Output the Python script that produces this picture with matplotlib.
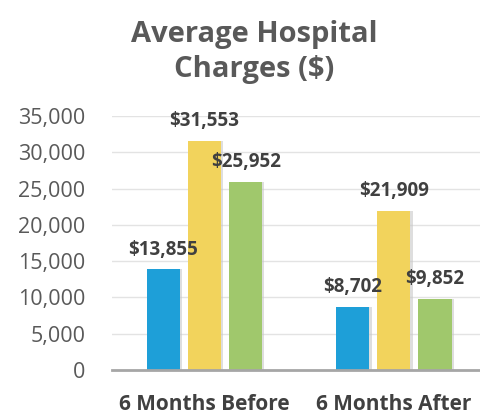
import numpy as np
import matplotlib.pyplot as plt

plt.rcParams['font.family'] = ['Open Sans', 'DejaVu Sans']

periods = ["6 Months Before", "6 Months After"]
series_a = [13855, 8702]
series_b = [31553, 21909]
series_c = [25952, 9852]
colors = ["#1E9FD8", "#F2D35C", "#A0C86C"]
yticks = [0, 5000, 10000, 15000, 20000, 25000, 30000, 35000]

fig = plt.figure(figsize=(4.8, 4.17), dpi=100)
ax = fig.add_axes([0.233, 0.1127, 0.767, 0.609])

x = np.arange(len(periods))
width = 0.175
step = 0.217

for i, (vals, col) in enumerate(zip([series_a, series_b, series_c], colors)):
    pos = x + (i - 1) * step
    # soft shadow to the right of each bar
    ax.bar(pos + 0.012, vals, width, color="#c8c8c8", alpha=0.6, zorder=2)
    bars = ax.bar(pos, vals, width, color=col, zorder=3)
    for b, v in zip(bars, vals):
        ax.annotate("${:,}".format(v), (b.get_x() + b.get_width() / 2, v),
                    xytext=(0, 7), textcoords="offset points",
                    ha="center", va="bottom", fontsize=13.5,
                    fontweight="bold", color="#404040", zorder=5)

ax.set_xlim(-0.49, 1.455)
ax.set_ylim(0, 35000)
ax.set_yticks(yticks)
ax.set_yticklabels(["{:,}".format(t) for t in yticks], fontsize=15.5, color="#595959")
ax.set_xticks(x)
ax.set_xticklabels(periods, fontsize=15, fontweight="bold", color="#404040")
ax.tick_params(axis="y", length=0, pad=19)
ax.tick_params(axis="x", length=0, pad=17)

ax.grid(axis="y", color="#e3e3e3", linewidth=1, zorder=0)
for s in ["top", "right", "left"]:
    ax.spines[s].set_visible(False)
ax.spines["bottom"].set_color("#a6a6a6")
ax.spines["bottom"].set_linewidth(2)
ax.spines["bottom"].set_zorder(4)

fig.text(0.53, 0.875, "Average Hospital\nCharges ($)", ha="center", va="center",
         fontsize=21, fontweight="bold", color="#595959", linespacing=1.3)

fig.savefig("out.png", dpi=100)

- **Exercise details**
The lines from the start of the data through the line that contains "step = 0.217" are to be returned exactly, please, with both ends included and every picture left out.

- **Reply**
Output the Python script that produces this picture with matplotlib.
import numpy as np
import matplotlib.pyplot as plt

plt.rcParams['font.family'] = ['Open Sans', 'DejaVu Sans']

periods = ["6 Months Before", "6 Months After"]
series_a = [13855, 8702]
series_b = [31553, 21909]
series_c = [25952, 9852]
colors = ["#1E9FD8", "#F2D35C", "#A0C86C"]
yticks = [0, 5000, 10000, 15000, 20000, 25000, 30000, 35000]

fig = plt.figure(figsize=(4.8, 4.17), dpi=100)
ax = fig.add_axes([0.233, 0.1127, 0.767, 0.609])

x = np.arange(len(periods))
width = 0.175
step = 0.217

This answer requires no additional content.